Conversely, if $G(V, E)$ has a matching erosion $M = (A, B)$, we shall show that none of the elements $e_i$ in the universe is included in $A$. Indeed, if some $e_i$ is included in $A$ then at most one $e_l$ is not in $A$. This is because if there exist $e_i\in A$ and $e_{l1}, e_{l2}\not\in A$ then $A$ cannot form one side of a matching erosion since $e_i\in A$ is incident to two crossing edges $e_ie_{l1}$, $e_ie_{l2}$, recall that the universe $U$ is turned into a $K_{3n}$ in $G$. So, if one element in $U$ is included in $A$, at most one element $e_l$ can be in $B$, but this is also clearly not the case. Because if so, then all the other element $e_i$'s (which are included in $A$) are connected to $e_l\in B$ violating the definition of a matching erosion. So, we have shown that if some element $e_i$ is included in $A$, then all of the $K_{3n}$ corresponding to $U$ in $G$ are included in $A$. But, this also cannot be the case for a matching erosion. We need the following observation.

Observation: For each $K_3$ corresponding to a subset $s_j$, a vertex $s_{j,k}$ in this $K_3$ is included in $A$ iff. all the three vertices of this $K_3$ are included in $A$.

Proof (of the observation): Obviously, by definition of a matching erosion.

Using this observation, we are able to show that a matching erosion cannot include all the $K_{3n}$ to $A$. Indeed, if so, the matching erosion will then partition the $K_3$'s into two disjoint sets of $K_3$'s, those in $A$ and those in $B$. The $K_3$'s in $B$ would then intuitively form an exact cover for $U$. But, unfortunately, in this case, those vertices of the $K_3$ in $A$ cannot have any crossing edge in $M$, thus violating the definition of a matching erosion.

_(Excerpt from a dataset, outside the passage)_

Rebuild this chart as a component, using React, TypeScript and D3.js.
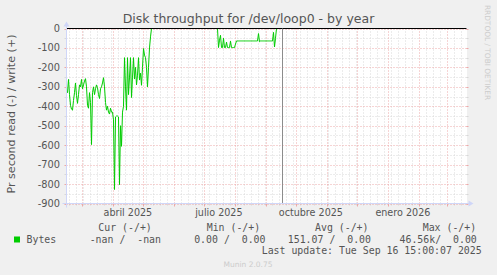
import React from 'react';
import * as d3 from 'd3';

const DAY = 86400000;
const startTime = Date.UTC(2025, 1, 13, 15);
const endTime = Date.UTC(2026, 2, 20, 15);
const nowTime = Date.UTC(2025, 8, 16, 15, 0, 7);

// daily read rate (negative = read), first active period starting at startTime
const readEarly = [
  -322, -330, -262, -340, -395, -415, -420, -370, -330, -280,
  -345, -385, -340, -290, -300, -262, -310, -290, -270, -258,
  -300, -395, -410, -330, -380, -597, -330, -300, -340, -310,
  -290, -305, -340, -360, -310, -300, -280, -253, -300, -380,
  -420, -400, -430, -440, -410, -430, -430, -470, -828, -455,
  -450, -450, -455, -803, -500, -606, -430, -400, -150, -300,
  -420, -150, -340, -250, -150, -355, -250, -150, -260, -200,
  -290, -240, -150, -265, -230, -292, -200, -103, -137, -150,
  -200, -300, -200, -100, -43, 0,
];
// second active period, starting at day 151
const lateStartDay = 151;
const readLate = [
  0, -98, -60, -35, -98, -98, -50, -98, -98, -70,
  -98, -98, -98, -65, -98, -98, -98, -98, -80, -64,
  -64, -64, -64, -64, -64, -64, -64, -64, -64, -64,
  -64, -64, -64, -64, -64, -64, -64, -64, -64, -64,
  -64, -26, -68, -64, -64, -64, -64, -64, -64, -64,
  -64, -64, -64, -64, -64, -64, -20, -95, -50, 0,
  0, 0, 0, 0, 0,
];

const yTicks = [0, -100, -200, -300, -400, -500, -600, -700, -800, -900];
const yMinorTicks = [-50, -150, -250, -350, -450, -550, -650, -750, -850];
const monthLabels = ['abril 2025', 'julio 2025', 'octubre 2025', 'enero 2026'];
const monthLabelDates = [Date.UTC(2025, 3, 16), Date.UTC(2025, 6, 16), Date.UTC(2025, 9, 16), Date.UTC(2026, 0, 16)];

const legendHeaders = ['Cur (-/+)', 'Min (-/+)', 'Avg (-/+)', 'Max (-/+)'];
const legendValues = ['-nan /  -nan', '0.00 /  0.00', '151.07 /  0.00', '46.56k/  0.00'];
const seriesName = 'Bytes';

const headerX = [98.3, 206.7, 315, 422.7];
const valueEndX = [161, 265.5, 371, 476.8];

export default function App() {
  const W = 497, H = 275;
  const x0 = 66.5, x1 = 466.5, yTop = 28.5, yBot = 203.5;
  const x = d3.scaleUtc().domain([new Date(startTime), new Date(endTime)]).range([x0, x1]);
  const y = d3.scaleLinear().domain([0, -900]).range([yTop, yBot]);

  const monthStarts = d3.utcMonth.range(new Date(startTime), new Date(endTime));
  const weekLines = d3.utcSunday.range(new Date(startTime), new Date(endTime))
    .filter(d => !monthStarts.some(m => Math.abs(+m - +d) < DAY));

  const line = d3.line<[number, number]>()
    .x(d => x(new Date(d[0])))
    .y(d => y(d[1]));
  const early: [number, number][] = readEarly.map((v, i) => [startTime + i * DAY, v]);
  const late: [number, number][] = readLate.map((v, i) => [startTime + (lateStartDay + i) * DAY, v]);

  const axisColor = '#CFD6F8';
  const gridColor = '#D8D8D8';
  const mgridColor = '#EDA8A8';
  const fontColor = '#555';
  const sans = 'DejaVu Sans, sans-serif';
  const mono = 'DejaVu Sans Mono, monospace';
  const dash = '1,2';
  const px = (v: number) => Math.round(v) + 0.5;

  return (
    <svg width={W} height={H} style={{ position: 'absolute', left: 0, top: 0 }}>
      <rect x={0} y={0} width={W} height={H} fill="#F0F0F0" />
      <rect x={66} y={28} width={401} height={176} fill="#FFFFFF" />

      {/* vertical minor grid */}
      {weekLines.map((d, i) => (
        <g key={'w' + i}>
          <line x1={px(x(d))} x2={px(x(d))} y1={yTop} y2={yBot} stroke={gridColor} strokeDasharray={dash} />
          <line x1={px(x(d))} x2={px(x(d))} y1={yBot} y2={yBot + 2} stroke={gridColor} />
        </g>
      ))}
      {/* horizontal minor grid */}
      {yMinorTicks.map((v, i) => (
        <g key={'hm' + i}>
          <line x1={x0} x2={x1} y1={px(y(v))} y2={px(y(v))} stroke={gridColor} strokeDasharray={dash} />
          <line x1={x0 - 2} x2={x0} y1={px(y(v))} y2={px(y(v))} stroke={gridColor} />
          <line x1={x1} x2={x1 + 2} y1={px(y(v))} y2={px(y(v))} stroke={gridColor} />
        </g>
      ))}
      {/* vertical major grid */}
      {monthStarts.map((d, i) => (
        <g key={'m' + i}>
          <line x1={px(x(d))} x2={px(x(d))} y1={yTop} y2={yBot} stroke={mgridColor} strokeDasharray={dash} />
          <line x1={px(x(d))} x2={px(x(d))} y1={yBot} y2={yBot + 3} stroke={mgridColor} />
        </g>
      ))}
      {/* horizontal major grid */}
      {yTicks.map((v, i) => (
        <g key={'hM' + i}>
          <line x1={x0} x2={x1} y1={px(y(v))} y2={px(y(v))} stroke={mgridColor} strokeDasharray={dash} />
          <line x1={x0 - 2} x2={x0} y1={px(y(v))} y2={px(y(v))} stroke={mgridColor} />
          <line x1={x1} x2={x1 + 2} y1={px(y(v))} y2={px(y(v))} stroke={mgridColor} />
          <text x={60} y={y(v) + 3.5} textAnchor="end" fontFamily={sans} fontSize={9.8} fill={fontColor}>{v}</text>
        </g>
      ))}

      {/* data */}
      <path d={line(early) || ''} fill="none" stroke="#00CC00" strokeWidth={1} />
      <path d={line(late) || ''} fill="none" stroke="#00CC00" strokeWidth={1} />
      {/* zero line */}
      <line x1={x0} x2={x1} y1={y(0)} y2={y(0)} stroke="#000" strokeWidth={1} />
      {/* now line */}
      <line x1={px(x(new Date(nowTime)))} x2={px(x(new Date(nowTime)))} y1={yTop} y2={yBot} stroke="#8C8C8C" strokeWidth={1} />

      {/* axes */}
      <line x1={x0 - 4} x2={x1 + 4} y1={yBot} y2={yBot} stroke={axisColor} />
      <line x1={x0} x2={x0} y1={yBot + 4} y2={yTop - 4} stroke={axisColor} />
      <path d={`M${x1 + 2},${yBot - 3}L${x1 + 2},${yBot + 3}L${x1 + 7},${yBot}Z`} fill={axisColor} />
      <path d={`M${x0 - 3},${yTop - 2}L${x0 + 3},${yTop - 2}L${x0},${yTop - 7}Z`} fill={axisColor} />

      {/* month labels */}
      {monthLabels.map((t, i) => (
        <text key={t} x={x(new Date(monthLabelDates[i]))} y={216} textAnchor="middle" fontFamily={sans} fontSize={9.6} fill={fontColor}>{t}</text>
      ))}

      {/* title */}
      <text x={248.5} y={23} textAnchor="middle" fontFamily={sans} fontSize={12.5} fill={fontColor}>Disk throughput for /dev/loop0 - by year</text>
      {/* y label */}
      <text transform="translate(15,114) rotate(-90)" textAnchor="middle" fontFamily={sans} fontSize={11.1} fill={fontColor}>Pr second read (-) / write (+)</text>
      {/* watermark */}
      <text transform="translate(485,52.5) rotate(90)" textAnchor="middle" fontFamily={sans} fontSize={7.4} fill="#CCCCCC">RRDTOOL / TOBI OETIKER</text>

      {/* legend */}
      {legendHeaders.map((t, i) => (
        <text key={t} x={headerX[i]} y={231} fontFamily={mono} fontSize={9.9} fill={fontColor} style={{ whiteSpace: 'pre' }}>{t}</text>
      ))}
      <rect x={14} y={236.5} width={6} height={6} fill="#00CC00" />
      <text x={26.5} y={242.7} fontFamily={mono} fontSize={9.9} fill={fontColor}>{seriesName}</text>
      {legendValues.map((t, i) => (
        <text key={i} x={valueEndX[i]} y={242.7} textAnchor="end" fontFamily={mono} fontSize={9.9} fill={fontColor} style={{ whiteSpace: 'pre' }}>{t}</text>
      ))}
      <text x={261.7} y={254.2} fontFamily={mono} fontSize={9.9} fill={fontColor} style={{ whiteSpace: 'pre' }}>Last update: Tue Sep 16 15:00:07 2025</text>
      <text x={248} y={266.5} textAnchor="middle" fontFamily={sans} fontSize={7.5} fill="#CCCCCC">Munin 2.0.75</text>
    </svg>
  );
}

We have therefore shown that none of the elements $e_i$ in the universe is included in $A$. This implies that $B$ contains all the $K_{3n}$. So, the matching erosion needs to partition the set of $K_3$'s into two disjoint sets of $K_3$'s, those in $A$ and those in $B$ like before. But fortunately, the situation is now reversed. the $K_3$'s in $B$ does not need any crossing incident edge (this is only required in a matching split). And, the $K_3$'s in $A$ would form an exact cover for $U$.